Как ни странно, но о том, что член Государственного Комитета Обороны Берия тоже выезжал во время войны в Иран, нигде ни строчки, хотя о самой конференции написано немало и у нас, и в особенности на Западе… Причины все те же… Ибо даже о том, что он был членом ГКО, сегодня никто не знает. Что уж говорить о Тегеранской конференции. Хотя он вместе со Сталиным выезжал и в Потсдам, до этого участвовал в международной конференции в Ялте.
В свое время те, кто писал о Тегеранской или других конференциях, просто не могли назвать даже имя Берия. Помните, мы говорили о поездке отца на Северный Кавказ. Очень правдиво написал о ситуации, сложившейся там, генерал Штеменко. Написал все, кроме того, что непосредственно на месте организацией отпора врагу занимался мой отец.
Из официальных источников:
Сергей Штеменко. Генерал армии (1968 г.). В Советской Армии с 1926 года. Окончил Военную академию механизации и моторизации РККА, Военную академию Генерального штаба. С 1940 года в Генштабе; старший помощник начальника отдела, заместитель начальника, начальник управления, заместитель начальника управления. С мая 1943 года – начальник Оперативного управления Генерального штаба. Участвовал в планировании операций по разгрому вооруженных сил Германии и Японии. В послевоенные годы – начальник Главного управления, заместитель начальника, начальник Генерального штаба, заместитель министра Вооруженных Сил СССР, первый заместитель начальника Генштаба – начальник штаба Объединенных Вооруженных Сил государств – участников Варшавского договора. Скончался в 1976 году в возрасте 69 лет.

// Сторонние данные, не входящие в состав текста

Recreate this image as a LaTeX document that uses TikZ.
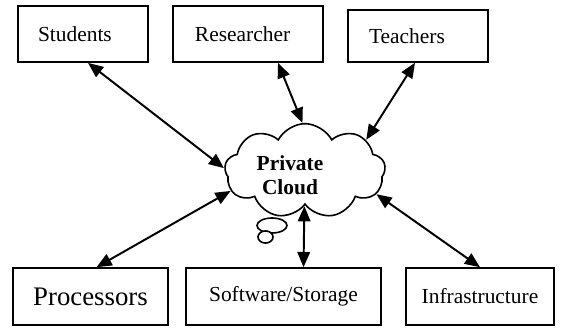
\documentclass[tikz,border=0pt]{standalone}
\usepackage{fontspec}
\setmainfont{Liberation Serif}
\usetikzlibrary{positioning, calc, shapes.symbols, arrows.meta}

\tikzset{
  box/.style={draw, line width=0.9pt, minimum height=31.4pt, inner ysep=0pt},
  leftbox/.style={box, align=left},
  biarrow/.style={{Triangle[length=8.5pt,width=7pt]}-{Triangle[length=8.5pt,width=7pt]}, line width=1.1pt},
}

\begin{document}
\begin{tikzpicture}[x=0.56pt, y=-0.56pt, font=\fontsize{12}{14}\selectfont]
	\useasboundingbox (0,0) rectangle (569,329);
	% top row
	\node (students) [leftbox, minimum width=72.8pt, inner xsep=11.2pt, text width=50.4pt] at (83,34) {Students};
	\node (researcher) [leftbox, minimum width=84pt, inner xsep=12.3pt, text width=59.4pt] at (248,34) {Researcher};
	\node (teachers) [leftbox, minimum width=78.4pt, minimum height=29.1pt, inner xsep=11.8pt, text width=54.8pt] at (418,36) {Teachers};
	% bottom row
	\node (processors) [box, minimum width=86.8pt, minimum height=31.9pt, font=\fontsize{15}{17}\selectfont] at (90.5,296.5) {Processors};
	\node (software) [box, minimum width=109.2pt, minimum height=31.9pt] at (283.5,296.5) {Software/Storage};
	\node (infra) [box, minimum width=82.9pt, minimum height=31.9pt] at (480,296.5) {Infrastructure};
	% cloud
	\node (cloud) [draw, cloud, cloud puffs=9, cloud puff arc=125, aspect=1.7, minimum width=90pt, minimum height=53pt, line width=0.9pt,
		label={[font=\fontsize{12}{13.4}\selectfont\bfseries, align=center, xshift=-8.4pt, yshift=-2.2pt]center:Private\\Cloud}] at (305,171) {};
	\draw [fill=white, line width=0.9pt] (272,225.5) ellipse [x radius=8.4pt, y radius=4.2pt];
	\draw [fill=white, line width=0.9pt] (265.5,237) ellipse [x radius=4.2pt, y radius=3.4pt];
	% links
	\draw [biarrow] ($(students.south)+(5,0)$) -- (cloud.178);
	\draw [biarrow] ($(researcher.south)+(30,0)$) -- (cloud.93);
	\draw [biarrow] ($(teachers.south)+(-3,0)$) -- (cloud.27);
	\draw [biarrow] ($(processors.north)+(6,0)$) -- (cloud.195);
	\draw [biarrow] ($(software.north)+(20,0)$) -- (cloud.269);
	\draw [biarrow] (infra.north) -- (cloud.342);
\end{tikzpicture}
\end{document}
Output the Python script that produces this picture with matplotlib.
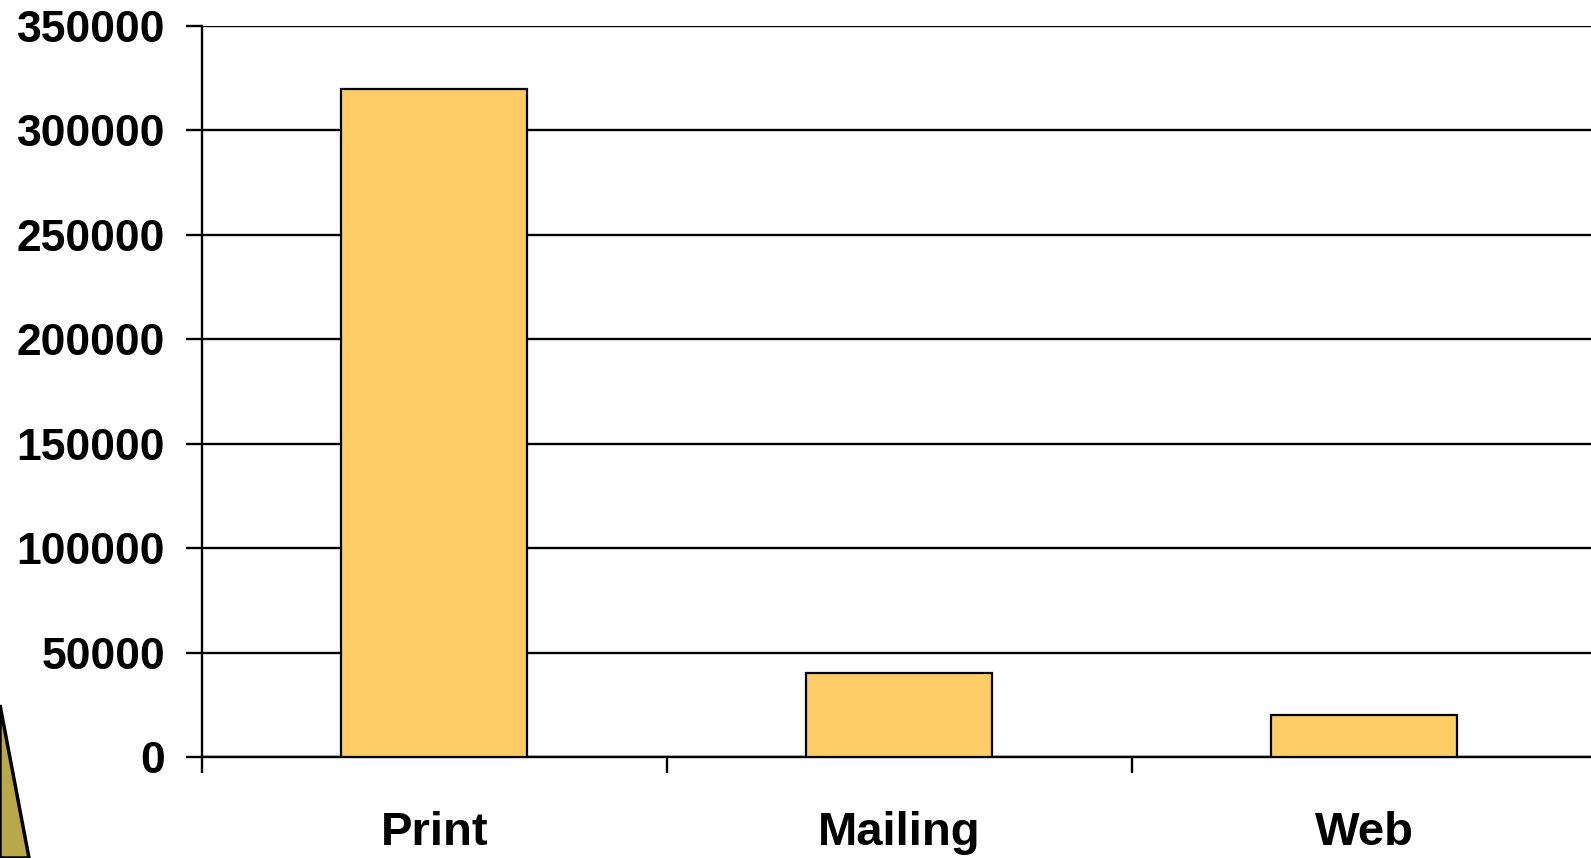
import matplotlib
matplotlib.use("Agg")
import matplotlib.pyplot as plt
from matplotlib.patches import Polygon

categories = ["Print", "Mailing", "Web"]
values = [320000, 40000, 20000]
yticks = [0, 50000, 100000, 150000, 200000, 250000, 300000, 350000]

W, H = 1591, 858
fig = plt.figure(figsize=(W / 100, H / 100), dpi=100)
fig.patch.set_facecolor("white")

# decorative olive shape bottom-left
poly = Polygon([(0, 1 - 705 / H), (29 / W, 0), (0, 0)], closed=True,
               transform=fig.transFigure, facecolor="#B8A84A",
               edgecolor="black", linewidth=2.5, zorder=0)
fig.patches.append(poly)

left, right = 202 / W, 1597 / W
bottom, top = (H - 757) / H, (H - 26) / H
ax = fig.add_axes([left, bottom, right - left, top - bottom])
ax.set_facecolor("none")

x = list(range(len(categories)))
ax.bar(x, values, width=0.4, color="#FFCC66", edgecolor="black",
       linewidth=1.6, zorder=3)

ax.set_xlim(-0.5, len(categories) - 0.5)
ax.set_ylim(0, 350000)
ax.set_yticks(yticks)
ax.set_yticklabels([str(v) for v in yticks])
ax.yaxis.grid(True, color="black", linewidth=1.7, zorder=0)
ax.set_axisbelow(True)

ax.set_xticks(x)
ax.set_xticklabels(categories)
ax.set_xticks([i - 0.5 for i in range(len(categories) + 1)], minor=True)

for s in ["top", "right"]:
    ax.spines[s].set_visible(False)
ax.spines["left"].set_linewidth(1.7)
ax.spines["bottom"].set_linewidth(1.7)

ax.tick_params(axis="y", length=11.5, width=1.7, pad=15,
               labelsize=32)
ax.tick_params(axis="x", which="major", length=0, pad=39, labelsize=34)
ax.tick_params(axis="x", which="minor", length=11.5, width=1.7)

for lab in ax.get_yticklabels() + ax.get_xticklabels():
    lab.set_fontfamily("Liberation Sans")
    lab.set_fontweight("bold")

fig.savefig("out.png", dpi=100, facecolor="white")
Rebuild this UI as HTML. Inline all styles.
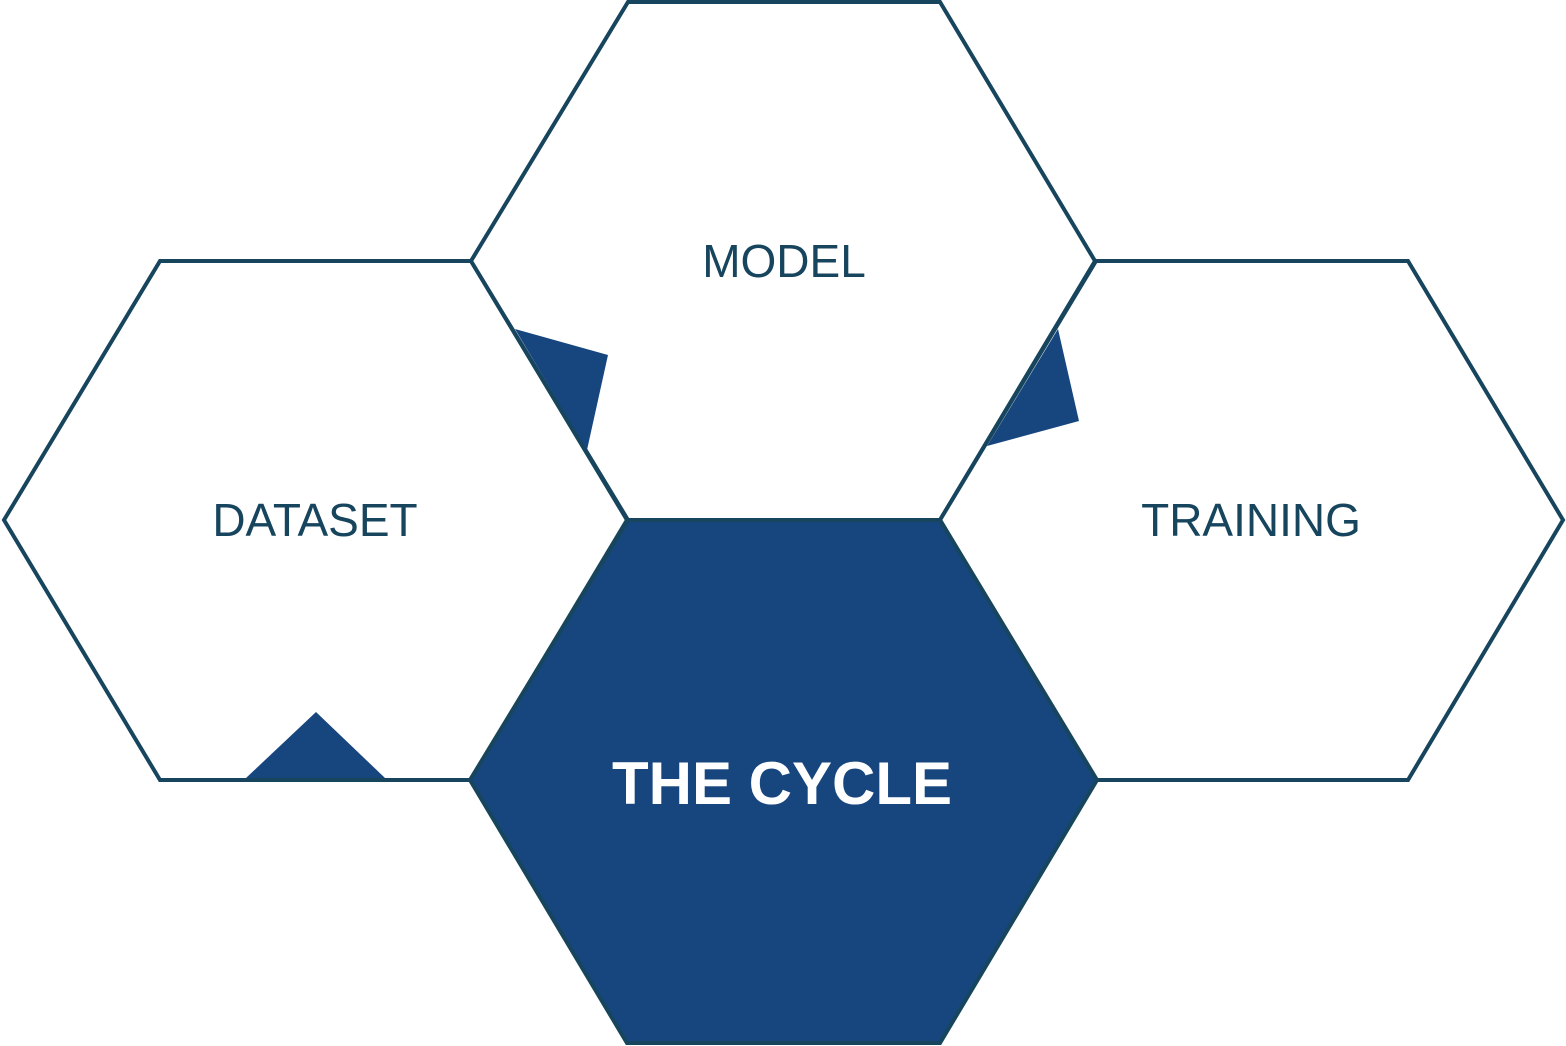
<!DOCTYPE html>
<html><head><style>html,body{margin:0;padding:0;background:#fff}svg{display:block}</style></head>
<body>
<svg width="1566" height="1046" viewBox="0 0 1566 1046" xmlns="http://www.w3.org/2000/svg">
<g fill="none" stroke="#17455e" stroke-width="4" stroke-linejoin="miter">
<polygon points="160,261 471,261 627,520 471,780 160,780 4,520" fill="#fff"/>
<polygon points="628,2 940,2 1095,261 940,520 628,520 471,261" fill="#fff"/>
<polygon points="1096,261 1408,261 1563,520 1408,780 1096,780 940,520" fill="#fff"/>
<polygon points="628,520 940,520 1097,780 940,1043 627,1043 470,780" fill="#17467f"/>
</g>
<g fill="#17467f">
<polygon points="515,329 608,355 587,450"/>
<polygon points="1058,329 1079,421 987,446"/>
<polygon points="246,778 316,712 385,778"/>
</g>
<g font-family="Liberation Sans, sans-serif" text-anchor="middle" fill="#17455e" font-size="46">
<text x="784" y="277">MODEL</text>
<text x="315" y="536">DATASET</text>
<text x="1251" y="536">TRAINING</text>
<text x="782" y="804" fill="#fff" font-weight="bold" font-size="60">THE CYCLE</text>
</g>
</svg>
</body></html>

Как вспоминал много лет спустя генерал армии Сергей Матвеевич Штеменко, в то время начальник Оперативного управления Генерального штаба, накануне Тегеранской конференции не было высокое начальство до конца откровенным и с ним: «Возьмите карты всех фронтов и прихватите шифровальщика. Куда и когда поедете, узнаете позднее».
Ехали, рассказывал Штеменко, по Можайскому шоссе, где-то за Кунцевом у военной платформы их ждал поезд. Сопровождающий провел генерала в вагон и коротко бросил: «Поедете здесь».